Tonio Borg, the justice minister, said: “What was a problem has evolved into a crisis.”

Five years ago Malta received only 24 illegal migrants. This year’s total stands at more than 1,100 so far, with about 30 arrivals a night — the equivalent of 165,000 asylum seekers reaching Britain.

Some 4,000 asylum seekers have arrived since the crisis began in 2002. More than half are eventually granted refugee status or humanitarian leave to remain. Most of those refused asylum also stay on the island, in a limbo that is miserable for all involved. It is hard to prove where they are from; harder still to deport them to home countries that are sunk in anarchy.

Malta’s tradition of hospitality is being slowly poisoned by the crisis. New hard-line nationalist groups are springing up, while politicians from the two mainstream parties talk of “putting national interests before human rights”.

A recent opinion poll by the island’s Sunday Times found that 90 per cent of the population would not want an Arab, African or Jewish neighbour. In Balzan, a pretty village that is home to a church-run centre for refugees, a trio of old women enjoying the cool of the evening complained of “filthy” incomers taking over their piazza. Joe Mallia, a pensioner, denounced “negroes taking our jobs”.

Lawrence Gonzi, the prime minister, has urged the leaders of this pious, 95 per cent Roman Catholic island to moderate their language and remember the human beings involved.

He said: “I keep reminding everyone that this is a human crisis. We have to remain true to our values.”

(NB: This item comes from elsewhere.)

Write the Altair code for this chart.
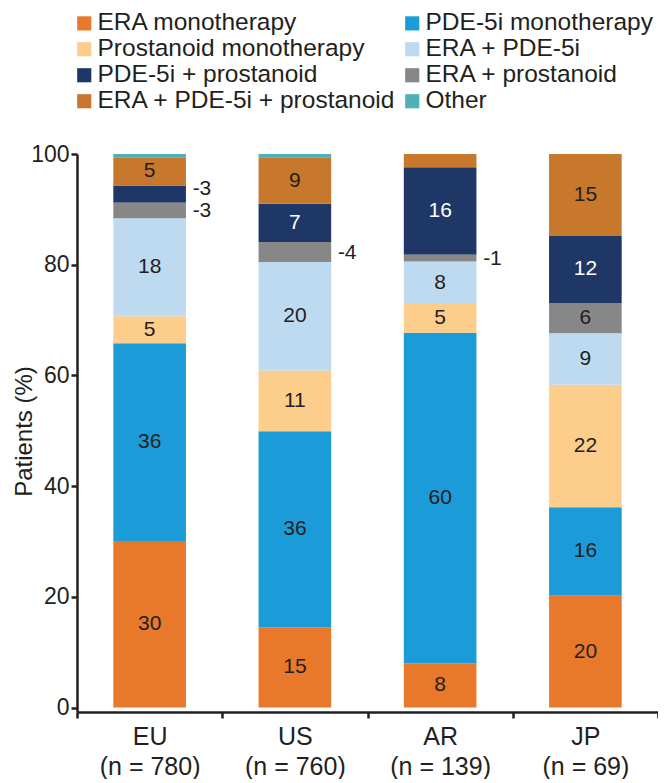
import altair as alt
import pandas as pd

FONT = "Liberation Sans"
TXT = "#231F20"

regions = ["EU", "US", "AR", "JP"]
sample_sizes = [780, 760, 139, 69]

categories = [
    "ERA monotherapy", "PDE-5i monotherapy",
    "Prostanoid monotherapy", "ERA + PDE-5i",
    "PDE-5i + prostanoid", "ERA + prostanoid",
    "ERA + PDE-5i + prostanoid", "Other",
]
colors = ["#E8792A", "#1B9BD7", "#FDCD8C", "#BEDAF1",
          "#1E3766", "#878787", "#C7782D", "#4DB1B8"]
# stacking order from bottom (ERA + prostanoid sits below PDE-5i + prostanoid)
stack_rank = [0, 1, 2, 3, 5, 4, 6, 7]

# values in category order
eu_values = [30.1, 35.7, 4.9, 17.7, 3.1, 2.8, 5.1, 0.6]
us_values = [14.5, 35.4, 11.0, 19.6, 6.9, 3.6, 8.4, 0.6]
ar_values = [8.0, 59.7, 5.2, 7.7, 15.8, 1.2, 2.4, 0.0]
jp_values = [20.2, 16.0, 22.1, 9.3, 12.1, 5.5, 14.8, 0.0]

eu_inside = ["30", "36", "5", "18", "", "", "5", ""]
us_inside = ["15", "36", "11", "20", "7", "", "9", ""]
ar_inside = ["8", "60", "5", "8", "16", "", "", ""]
jp_inside = ["20", "16", "22", "9", "12", "6", "15", ""]

eu_outside = ["", "", "", "", "-3", "-3", "", ""]
us_outside = ["", "", "", "", "", "-4", "", ""]
ar_outside = ["", "", "", "", "", "-1", "", ""]
jp_outside = ["", "", "", "", "", "", "", ""]

all_values = [eu_values, us_values, ar_values, jp_values]
all_inside = [eu_inside, us_inside, ar_inside, jp_inside]
all_outside = [eu_outside, us_outside, ar_outside, jp_outside]

rows = []
region_keys = []
for r, n, vals, ins, outs in zip(regions, sample_sizes, all_values, all_inside, all_outside):
    key = f"{r}|(n = {n})"
    region_keys.append(key)
    for c, v, rk, il, ol in zip(categories, vals, stack_rank, ins, outs):
        rows.append(dict(region=key, category=c, value=v, rank=rk, inside=il, outside=ol))
df = pd.DataFrame(rows)

base = alt.Chart(df).transform_stack(
    stack="value", groupby=["region"],
    sort=[alt.SortField("rank", order="ascending")],
    as_=["y0", "y1"],
).transform_calculate(mid="(datum.y0 + datum.y1) / 2")

x_enc = alt.X(
    "region:N", sort=region_keys,
    scale=alt.Scale(paddingInner=0, paddingOuter=0),
    axis=alt.Axis(
        title=None, labelAngle=0, labelExpr="split(datum.label, '|')",
        labelFont=FONT, labelFontSize=25, labelColor=TXT, labelPadding=6,
        labelLineHeight=30, tickBand="extent", tickSize=6, tickWidth=2.5,
        tickColor=TXT, domainColor=TXT, domainWidth=2.5,
    ),
)
y_scale = alt.Scale(domain=[-0.8, 100], nice=False, zero=False)

bars = base.mark_bar(width=alt.RelativeBandSize(0.5)).encode(
    x=x_enc,
    y=alt.Y(
        "y1:Q", scale=y_scale,
        axis=alt.Axis(
            values=[0, 20, 40, 60, 80, 100], title="Patients (%)", grid=False,
            titleFont=FONT, titleFontSize=24, titleFontWeight="normal", titleColor=TXT,
            titleX=-53, titleY=277, titleBaseline="middle", titleAlign="center",
            titleAngle=270,
            labelFont=FONT, labelFontSize=23, labelColor=TXT,
            labelPadding=2, tickSize=6, tickWidth=2.5, tickColor=TXT,
            domainColor=TXT, domainWidth=2.5,
        ),
    ),
    y2="y0:Q",
    color=alt.Color(
        "category:N",
        scale=alt.Scale(domain=categories, range=colors),
        legend=alt.Legend(
            title=None, orient="none", legendX=-5, legendY=-143, columns=2,
            direction="horizontal",
            symbolType="square", symbolSize=200, symbolStrokeWidth=0,
            symbolOpacity=1, labelFont=FONT, labelFontSize=24.5, labelColor=TXT,
            labelOffset=1, rowPadding=1, columnPadding=4, labelLimit=500,
        ),
    ),
)

inside = base.transform_filter("datum.inside != ''").mark_text(
    font=FONT, fontSize=21
).encode(
    x=alt.X("region:N", sort=region_keys),
    y=alt.Y("mid:Q", scale=y_scale),
    text="inside:N",
    color=alt.condition(
        "datum.category == 'PDE-5i + prostanoid'", alt.value("white"), alt.value(TXT)
    ),
)

outside = base.transform_filter(
    "datum.outside != '' && datum.category != 'PDE-5i + prostanoid'"
).mark_text(font=FONT, fontSize=21, align="left", dx=43, dy=1, color=TXT).encode(
    x=alt.X("region:N", sort=region_keys),
    y=alt.Y("mid:Q", scale=y_scale),
    text="outside:N",
)

outside_up = base.transform_filter(
    "datum.outside != '' && datum.category == 'PDE-5i + prostanoid'"
).mark_text(font=FONT, fontSize=21, align="left", dx=43, dy=-5, color=TXT).encode(
    x=alt.X("region:N", sort=region_keys),
    y=alt.Y("mid:Q", scale=y_scale),
    text="outside:N",
)

chart = alt.layer(bars, inside, outside, outside_up).properties(
    width=581, height=558,
    autosize=alt.AutoSizeParams(type="none"),
    padding={"left": 69, "top": 146, "right": 0, "bottom": 67},
).configure_view(stroke=None)

chart.save("out.html", embed_options={"renderer": "svg", "actions": False})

But his government is taking a hard line, too. Adult asylum seekers are locked up on arrival for up to 12 months in grim former army barracks, police camps or converted warehouses.

The Daily Telegraph was refused permission to visit any detention centres, but Fr Paul Pace, a Jesuit priest who works in the camps, described conditions as worse than in any Maltese prison.

Support for the European Union has dropped sharply among the population, to 40 per cent in the latest polls.

Dolores Cristina, the minister for the family, said: “So far, EU membership has been a hindrance.”

Many unaccompanied minors in the boats had family in Milan or Rome, she said. “Malta would love to reunite them in Italy. Yet we are not allowed to do it because of EU directives. Before accession, there was a possibility for people to move on. We cannot live with this bottleneck here.”

Ministers pin their hopes on “EU burden-sharing”, a fervent hope that larger European states will volunteer to take in some of those granted asylum by Malta. But the reality is that the bottleneck in Malta is not a problem for other European governments. Taking in Malta’s refugees is also not a likely vote-winner.

Franco Frattini, the EU justice commissioner, recently cautioned Maltese ministers in private not to expect to resettle large numbers of refugees in the rest of the EU. He told them that such an initiative could be counter-productive, merely attracting bigger numbers of illegal immigrants to the island.

Britain, Malta’s former colonial ruler and close ally, has also sounded cool to the idea of taking in refugees, saying that the matter is “under consideration”.

In the medium term, Malta hopes that the lever of EU aid can be used to put pressure on African nations to take back deported citizens.

But for Mr Gonzi the solution is longer-term still and far harder: the transformation of the African continent.

“We have to give people a reason to live in their own country,” he said. “It is the only thing that will stop this migration.”